The Central Board of Direct Taxes (CBDT) has notified the Core Settlement Guarantee Fund (CSGF) set up by National Commodity Clearing Limited (NCCL) for income tax exemption under Section 10(23EE) of the repealed Income Tax Act, 1961. The notification, issued on Tuesday grants the exemption for assessment years 2019-20 to 2026-27.
The move ensures continuity of tax benefits despite the replacement of the Income Tax Act, 1961 with the Income Tax Act, 2025, which came into effect from April 1, 2026.
What is the Core Settlement Guarantee Fund?
A Core Settlement Guarantee Fund is a reserve maintained by recognised clearing corporations to ensure the successful completion of trades in the event of a member’s default. It serves as a financial safety net that protects the integrity of the settlement system and helps reduce systemic risk in financial markets.
Section 10(23EE) of the Income Tax Act, 1961 exempted specified income earned by such funds, provided they were set up in accordance with regulations notified by the Central Government.
Why was a fresh notification required?
Although the Income Tax Act, 1961 has been repealed, the Income Tax Act, 2025 contains transitional provisions that preserve rights, exemptions and pending proceedings under the old law.

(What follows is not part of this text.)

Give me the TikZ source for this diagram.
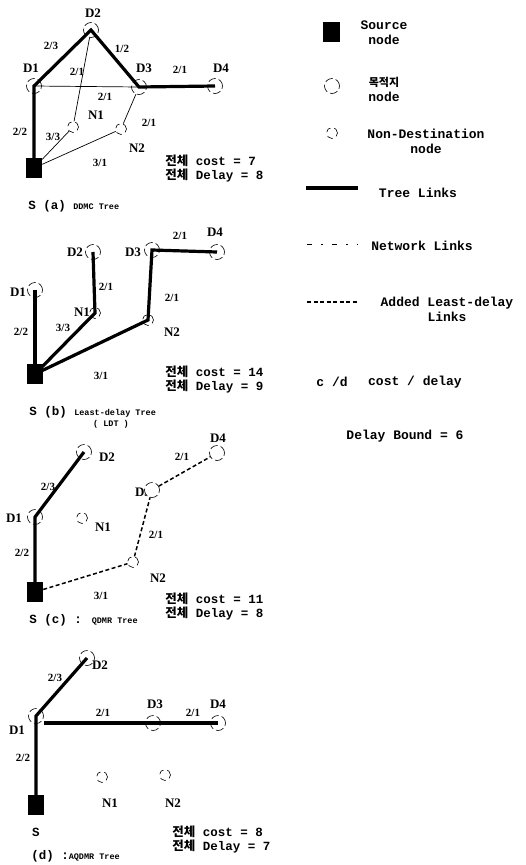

Section 536 of the new Act states that the repealed law will continue to apply for tax years beginning before April 1, 2026, as well as for ongoing assessments, reassessments, appeals, penalties and other proceedings related to those years. Since NCCL’s exemption relates to assessment years from 2019-20 to 2026-27, the government has formally notified the fund under these saving provisions to ensure there is no disruption in its tax treatment.
Conditions for exemption
The exemption is subject to two key conditions:
- The Core Settlement Guarantee Fund must file its income tax return in accordance with Section 139(4C) of the Income Tax Act, 1961.
- National Commodity Clearing Limited must continue to remain recognised as a clearing corporation by the Securities and Exchange Board of India (SEBI).
If either condition is violated, the tax exemption may be withdrawn and proceedings may be initiated under the old Income Tax Act.The explanatory memorandum accompanying the notification states that the retrospective effect of the notification does not adversely affect the interests of any person, as it has been granted from the year in which the application was filed before the CBDT or the Income Tax Department.